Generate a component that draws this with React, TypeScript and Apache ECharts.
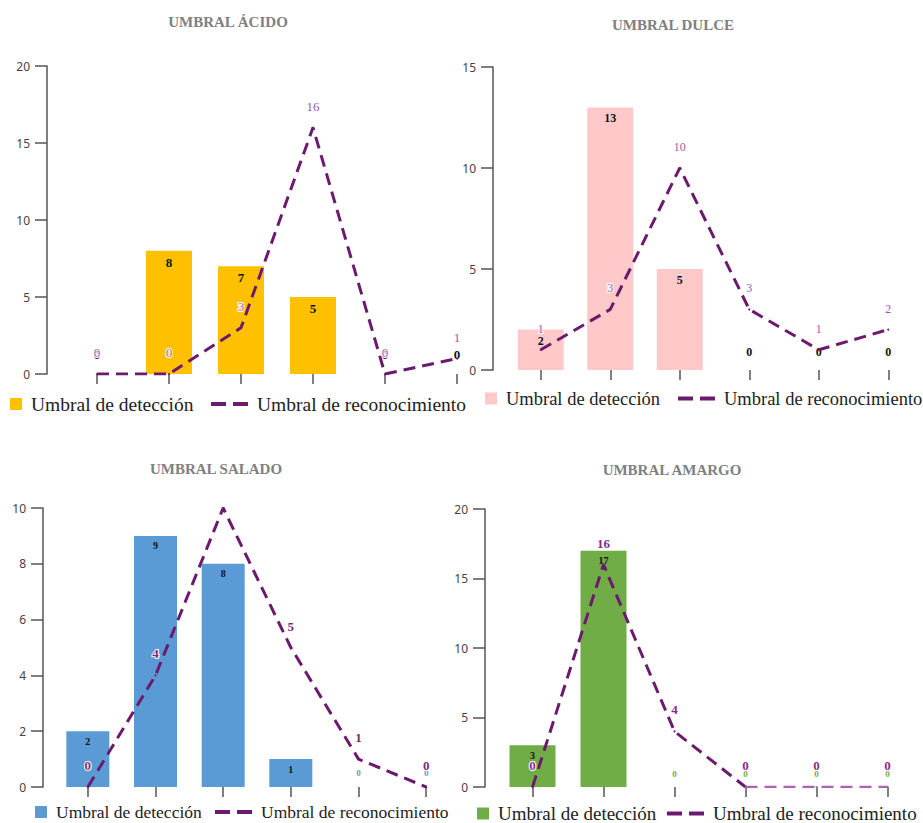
import React, { useEffect, useRef } from 'react';
import * as echarts from 'echarts';

const categories = ['C1', 'C2', 'C3', 'C4', 'C5', 'C6'];

const acidoDeteccion = [0, 8, 7, 5, 0, 0];
const acidoReconocimiento = [0, 0, 3, 16, 0, 1];
const dulceDeteccion = [2, 13, 5, 0, 0, 0];
const dulceReconocimiento = [1, 3, 10, 3, 1, 2];
const saladoDeteccion = [2, 9, 8, 1, 0, 0];
const saladoReconocimiento = [0, 4, 10, 5, 1, 0];
const amargoDeteccion = [3, 17, 0, 0, 0, 0];
const amargoReconocimiento = [0, 16, 4, 0, 0, 0];

const titles = ['UMBRAL ÁCIDO', 'UMBRAL DULCE', 'UMBRAL SALADO', 'UMBRAL AMARGO'];
const yMaxes = [20, 15, 10, 20];
const yIntervals = [5, 5, 2, 5];
const legendDeteccion = 'Umbral de detección';
const legendReconocimiento = 'Umbral de reconocimiento';

const LINE_COLOR = '#6b1a6e';
const LINE_LIGHT = '#a866ac';

const panels = [
  {
    key: 'acido', det: acidoDeteccion, rec: acidoReconocimiento,
    grid: { left: 61, top: 66, width: 432, height: 308 }, yOffset: 14, barWidth: 46,
    color: '#FFC000', titlePos: [228, 22], legendBar: [10, 405], legendLine: [211, 405], legendSize: 19.5,
    barLabelSize: 13, zeroColor: '#111', zeroDist: 13, zeroSize: 13,
    lineLabelColor: '#a05aa6', lineLabelWeight: 'normal', lineLabelSize: 13, hideLineLabel: -1, lightFrom: -1,
  },
  {
    key: 'dulce', det: dulceDeteccion, rec: dulceReconocimiento,
    grid: { left: 506, top: 67, width: 432, height: 303 }, yOffset: 13, barWidth: 46,
    color: '#FFC9C9', titlePos: [673, 25], legendBar: [485, 400], legendLine: [678, 400], legendSize: 18.5,
    barLabelSize: 12, zeroColor: '#111', zeroDist: 12, zeroSize: 12,
    lineLabelColor: '#9a5aa6', lineLabelWeight: 'normal', lineLabelSize: 12, hideLineLabel: -1, lightFrom: -1,
  },
  {
    key: 'salado', det: saladoDeteccion, rec: saladoReconocimiento,
    grid: { left: 54, top: 508, width: 406, height: 279 }, yOffset: 11, barWidth: 43,
    color: '#5B9BD5', titlePos: [216, 469], legendBar: [35, 814], legendLine: [215, 814], legendSize: 17.5,
    barLabelSize: 10, zeroColor: '#5B9BD5', zeroDist: 10, zeroSize: 9,
    lineLabelColor: '#7a2a7c', lineLabelWeight: 'bold', lineLabelSize: 13, hideLineLabel: 2, lightFrom: -1,
  },
  {
    key: 'amargo', det: amargoDeteccion, rec: amargoReconocimiento,
    grid: { left: 497, top: 509, width: 427, height: 278 }, yOffset: 12, barWidth: 46,
    color: '#70AD47', titlePos: [672, 470], legendBar: [477, 815], legendLine: [667, 815], legendSize: 19,
    barLabelSize: 10, zeroColor: '#70AD47', zeroDist: 9, zeroSize: 9,
    lineLabelColor: '#8a2a8c', lineLabelWeight: 'bold', lineLabelSize: 13, hideLineLabel: -1, lightFrom: 3,
  },
];

function buildOption() {
  const grid: any[] = [];
  const xAxis: any[] = [];
  const yAxis: any[] = [];
  const series: any[] = [];
  const legend: any[] = [];
  const graphic: any[] = [];

  panels.forEach((p, i) => {
    grid.push({ ...p.grid, containLabel: false });
    xAxis.push({
      type: 'category', gridIndex: i, data: categories, boundaryGap: true, offset: 3,
      axisLine: { show: false },
      axisTick: { show: true, alignWithLabel: true, length: 10, lineStyle: { color: '#555', width: 1.5 } },
      axisLabel: { show: false }, splitLine: { show: false },
    });
    yAxis.push({
      type: 'value', gridIndex: i, min: 0, max: yMaxes[i], interval: yIntervals[i], offset: p.yOffset,
      axisLine: { show: true, lineStyle: { color: '#555', width: 1.5 } },
      axisTick: { show: true, length: 12, lineStyle: { color: '#555', width: 1.5 } },
      axisLabel: { margin: 17, color: '#444', fontFamily: 'Noto Sans', fontSize: 12 },
      splitLine: { show: false },
    });
    series.push({
      type: 'bar', name: p.key + '-det', xAxisIndex: i, yAxisIndex: i, barWidth: p.barWidth,
      itemStyle: { color: p.color },
      label: {
        show: true, position: 'insideTop', distance: 5, fontFamily: 'Liberation Serif',
        fontWeight: 'bold', fontSize: p.barLabelSize, color: '#111',
      },
      data: p.det.map((v) => (v === 0
        ? { value: v, label: { position: 'top', distance: p.zeroDist, color: p.zeroColor, fontSize: p.zeroSize } }
        : v)),
    });
    const lineLabel = {
      show: true, position: 'top', distance: 14, fontFamily: 'Liberation Serif',
      fontSize: p.lineLabelSize, fontWeight: p.lineLabelWeight, color: p.lineLabelColor,
      textBorderColor: '#fff', textBorderWidth: 2,
    };
    const cut = p.lightFrom >= 0 ? p.lightFrom : p.rec.length - 1;
    series.push({
      type: 'line', name: p.key + '-rec', xAxisIndex: i, yAxisIndex: i, z: 3,
      symbol: 'circle', symbolSize: 2,
      itemStyle: { color: LINE_COLOR },
      lineStyle: { color: LINE_COLOR, width: 3, type: [12, 7] },
      label: lineLabel,
      data: p.rec.map((v, j) => {
        if (j > cut) return '-';
        return j === p.hideLineLabel ? { value: v, label: { show: false } } : v;
      }),
    });
    if (p.lightFrom >= 0) {
      series.push({
        type: 'line', name: p.key + '-rec-light', xAxisIndex: i, yAxisIndex: i, z: 3,
        symbol: 'circle', symbolSize: 2,
        itemStyle: { color: LINE_LIGHT },
        lineStyle: { color: LINE_LIGHT, width: 2.5, type: [12, 7] },
        label: lineLabel,
        data: p.rec.map((v, j) => {
          if (j < cut) return '-';
          return j === cut ? { value: v, label: { show: false } } : v;
        }),
      });
    }
    const textStyle = {
      fontFamily: 'Liberation Serif', fontSize: p.legendSize, color: '#222', padding: [0, 0, 0, 4],
    };
    legend.push({
      left: p.legendBar[0], top: p.legendBar[1] - 11, padding: 0, itemWidth: 12, itemHeight: 12,
      selectedMode: false, data: [{ name: p.key + '-det', icon: 'rect' }],
      formatter: () => legendDeteccion, textStyle,
    });
    legend.push({
      left: p.legendLine[0], top: p.legendLine[1] - 11, padding: 0, itemWidth: 37, itemHeight: 12,
      selectedMode: false,
      data: [{ name: p.key + '-rec', icon: 'path://M0 0H15V4H0ZM22 0H37V4H22Z' }],
      formatter: () => legendReconocimiento, textStyle,
    });
    graphic.push({
      type: 'text', x: p.titlePos[0], y: p.titlePos[1],
      style: {
        text: titles[i], align: 'center', verticalAlign: 'middle',
        font: 'bold 15px "Liberation Serif"', fill: '#808080',
      },
    });
  });

  return { animation: false, backgroundColor: '#fff', grid, xAxis, yAxis, series, legend, graphic };
}

export default function App() {
  const ref = useRef<HTMLDivElement>(null);
  useEffect(() => {
    const chart = echarts.init(ref.current!, null, { renderer: 'svg' });
    chart.setOption(buildOption());
    return () => chart.dispose();
  }, []);
  return <div ref={ref} style={{ position: 'absolute', left: 0, top: 0, width: 923, height: 823 }} />;
}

++++++++++

» Your objective
Isolate the lines above that contain the word "React" and copy them.

» In response
Generate a component that draws this with React, TypeScript and Apache ECharts.
import React, { useEffect, useRef } from 'react';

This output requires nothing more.